Hashem sent my husband and me to Dallas, TX to meet with Christians. After living so long in Israel, every time I go back to America for a visit, so many things strike me, things I likely didn’t notice when I lived in America.
I had planned to write about the things that jumped out at me and screamed, “You’re not in Jerusalem anymore.” Things like the ubiquitous Christmas music and Christmas tree ornaments, the Boar’s Head ham display in the front of the grocery story, the pumpkin spice M&Ms (on clearance after Halloween), the twenty kinds of peanut butter and the scented trash bags.
But then I realized that the more interesting part of the trip has been the people.
I used the Lyft app for the first time this week to arrange rides when we didn’t have access to a car. We got Lyfts from more than a dozen drivers in Dallas, including one from the Democratic Republic of the Congo. In the car with three other Israelis, upon hearing where we live, the Congolese driver exclaimed, “You’re from Israel? Your people are blessed!”
We experienced a similar moment of recognition as we exited the airport after one of our domestic legs. There were two Haitian taxi drivers waiting by the doors, trying to grab a fare.
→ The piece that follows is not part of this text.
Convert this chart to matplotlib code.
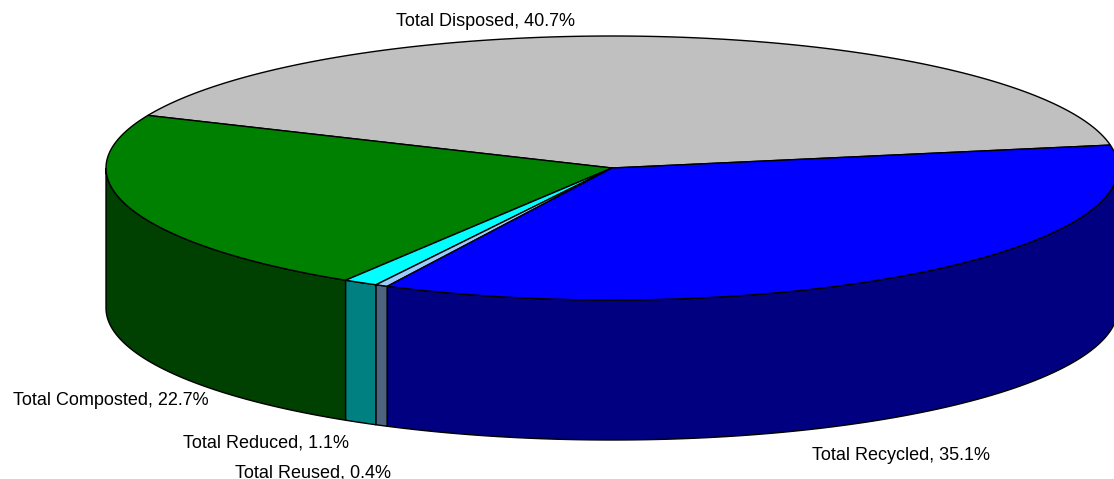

As my husband and I stepped out, dragging our luggage behind us, the taller of the two shouted, “Shalom!”
It was a sweet moment that reminded me of home.
Not everything we experienced was as pleasant. Stepping into a local supermarket, one of my Israeli companions spotted a tract – a small religious pamphlet. On the cover was an Israeli flag and the title LOVE THE JEWISH PEOPLE.
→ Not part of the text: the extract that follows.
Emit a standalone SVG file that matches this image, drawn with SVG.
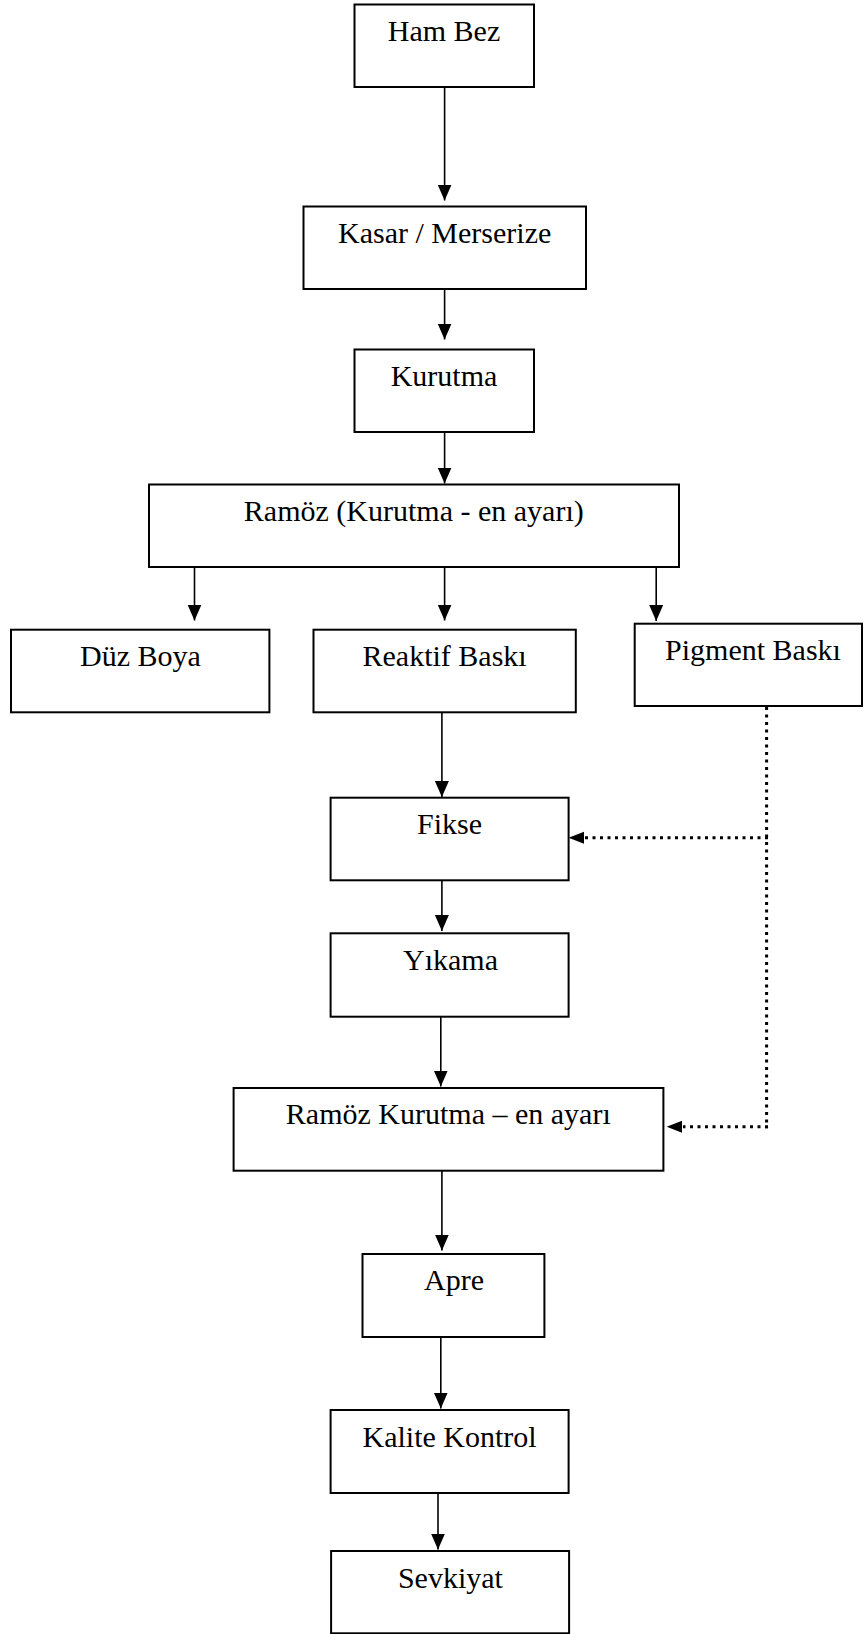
<svg xmlns="http://www.w3.org/2000/svg" width="864" height="1634" viewBox="0 0 864 1634">
  <style>
    .box { fill: #ffffff; stroke: #000000; stroke-width: 2; }
    .lbl { font-family: "Liberation Serif", "Times New Roman", serif; font-size: 30px; fill: #000000; text-anchor: middle; }
    .flow { stroke: #000000; stroke-width: 1.6; fill: none; marker-end: url(#head); }
    .dot { stroke: #000000; stroke-width: 3; fill: none; stroke-dasharray: 3 4.5; }
    .dothead { fill: #000000; }
  </style>
  <defs>
    <marker id="head" markerUnits="userSpaceOnUse" markerWidth="17" markerHeight="15" refX="16" refY="7.5" orient="auto">
      <path d="M0,0.5 L16,7.5 L0,14.5 z" fill="#000000"/>
    </marker>
  </defs>
  <rect width="864" height="1634" fill="#ffffff"/>

  <g id="ham-bez">
    <rect class="box" x="354.5" y="4.5" width="179.5" height="82.5"/>
    <text class="lbl" x="444" y="41">Ham Bez</text>
  </g>
  <g id="kasar-merserize">
    <rect class="box" x="303.5" y="206.5" width="282.5" height="82.5"/>
    <text class="lbl" x="444.7" y="243">Kasar / Merserize</text>
  </g>
  <g id="kurutma">
    <rect class="box" x="354.5" y="349.5" width="179.5" height="82.5"/>
    <text class="lbl" x="444" y="386">Kurutma</text>
  </g>
  <g id="ramoz-1">
    <rect class="box" x="149" y="484.5" width="530" height="82.5"/>
    <text class="lbl" x="413.8" y="521">Ramöz (Kurutma - en ayarı)</text>
  </g>
  <g id="duz-boya">
    <rect class="box" x="11" y="629.7" width="258.4" height="82.6"/>
    <text class="lbl" x="140.5" y="666">Düz Boya</text>
  </g>
  <g id="reaktif-baski">
    <rect class="box" x="313.5" y="629.7" width="262.3" height="82.6"/>
    <text class="lbl" x="444.6" y="666">Reaktif Baskı</text>
  </g>
  <g id="pigment-baski">
    <rect class="box" x="634.7" y="623.7" width="227.3" height="82.3"/>
    <text class="lbl" x="753" y="660">Pigment Baskı</text>
  </g>
  <g id="fikse">
    <rect class="box" x="330.6" y="797.7" width="238" height="82.6"/>
    <text class="lbl" x="449.6" y="834.3">Fikse</text>
  </g>
  <g id="yikama">
    <rect class="box" x="330.6" y="933.3" width="238" height="83.4"/>
    <text class="lbl" x="450.5" y="970">Yıkama</text>
  </g>
  <g id="ramoz-2">
    <rect class="box" x="233.6" y="1088" width="429.8" height="82.7"/>
    <text class="lbl" x="448.3" y="1124.3">Ramöz Kurutma – en ayarı</text>
  </g>
  <g id="apre">
    <rect class="box" x="362.5" y="1254" width="181.9" height="83"/>
    <text class="lbl" x="454" y="1290.3">Apre</text>
  </g>
  <g id="kalite-kontrol">
    <rect class="box" x="330.6" y="1410" width="238" height="83"/>
    <text class="lbl" x="449.6" y="1446.7">Kalite Kontrol</text>
  </g>
  <g id="sevkiyat">
    <rect class="box" x="331.1" y="1551" width="238" height="82.3"/>
    <text class="lbl" x="450.4" y="1587.7">Sevkiyat</text>
  </g>

  <g id="connectors">
    <!-- solid process flow -->
    <line class="flow" x1="444.6" y1="87" x2="444.6" y2="200.5"/>
    <line class="flow" x1="444.6" y1="289" x2="444.6" y2="339.5"/>
    <line class="flow" x1="444.6" y1="432" x2="444.6" y2="483.5"/>
    <line class="flow" x1="194.5" y1="567" x2="194.5" y2="620.5"/>
    <line class="flow" x1="444.6" y1="567" x2="444.6" y2="620.5"/>
    <line class="flow" x1="656.2" y1="567" x2="656.2" y2="621"/>
    <line class="flow" x1="441.9" y1="712.3" x2="441.9" y2="797"/>
    <line class="flow" x1="441.9" y1="880.3" x2="441.9" y2="931"/>
    <line class="flow" x1="440.8" y1="1016.7" x2="440.8" y2="1086.5"/>
    <line class="flow" x1="441.9" y1="1170.7" x2="441.9" y2="1250.5"/>
    <line class="flow" x1="440.8" y1="1337" x2="440.8" y2="1408.5"/>
    <line class="flow" x1="438" y1="1493" x2="438" y2="1549.5"/>

    <!-- dotted bypass from pigment printing -->
    <line class="dot" x1="766.6" y1="707" x2="766.6" y2="1128.2"/>
    <line class="dot" x1="768" y1="837.7" x2="585" y2="837.7"/>
    <path class="dothead" d="M568.6,837.7 L584,831.7 L584,843.7 z"/>
    <line class="dot" x1="768" y1="1126.7" x2="683" y2="1126.7"/>
    <path class="dothead" d="M666.7,1126.7 L682,1120.7 L682,1132.7 z"/>
  </g>
</svg>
The first 17 pages of this little publication describe how nations – including Egypt, England and Russia - that harmed Israel suffered consequences. It’s not until the final pages that the tract reveals that Jesus is Israel’s messiah who will “burst through the clouds and save her.”
Whoever left that bit of propaganda at the entrance to the grocery store might not be so happy to know that it landed in the hands of an Orthodox Jew from Israel.
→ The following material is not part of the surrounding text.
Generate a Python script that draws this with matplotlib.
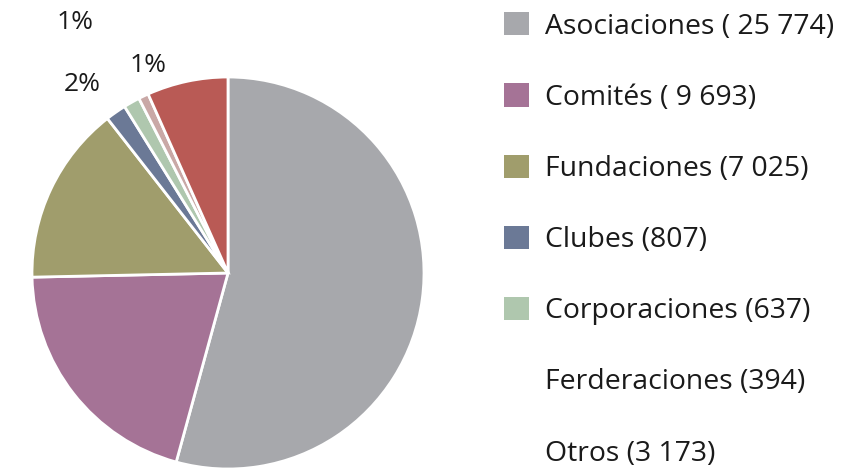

The proselytizing tract notwithstanding, there were other delightful moments and other memorable people to meet.
In a huge mall in North Dallas, all but devoid of shoppers on a random Wednesday morning in late November, one of my companions spotted a menorah on a kiosk filled with crosses made from olive wood. At the kiosk, we met Walid (pictured above with me and my husband), a Muslim from Bet Lechem (Bethlehem). Walid lives less than 15 miles from my home in Israel. We met 7,000 miles from Jerusalem and talked about peace.
By far, the most precious moment happened after a presentation at a church in a Dallas suburb. After the formal program ended, my companions and I stepped off the stage to speak with audience members more personally.
One mother came forward with her two young daughters. I had brought some trinkets from Israel to distribute – keychains, scarves and packs of kosher gum. I saw the older daughter grasping one of the keychains. She was an 11 year-old girl, wearing a winter hat with exceedingly long ear flaps.
Her mother told me, “She has a heart for Israel.” The girl said not one word, but came close and gave me a shy hug, completely unprompted.
I suspect I was the first Israeli woman she had ever met.
To her, I believe I was Israel personified.
In that moment, I felt certain I understood why Hashem had sent me to Dallas.
I pray that young girl gets to visit Israel. And may Hashem bless me with the ability to greet her from here.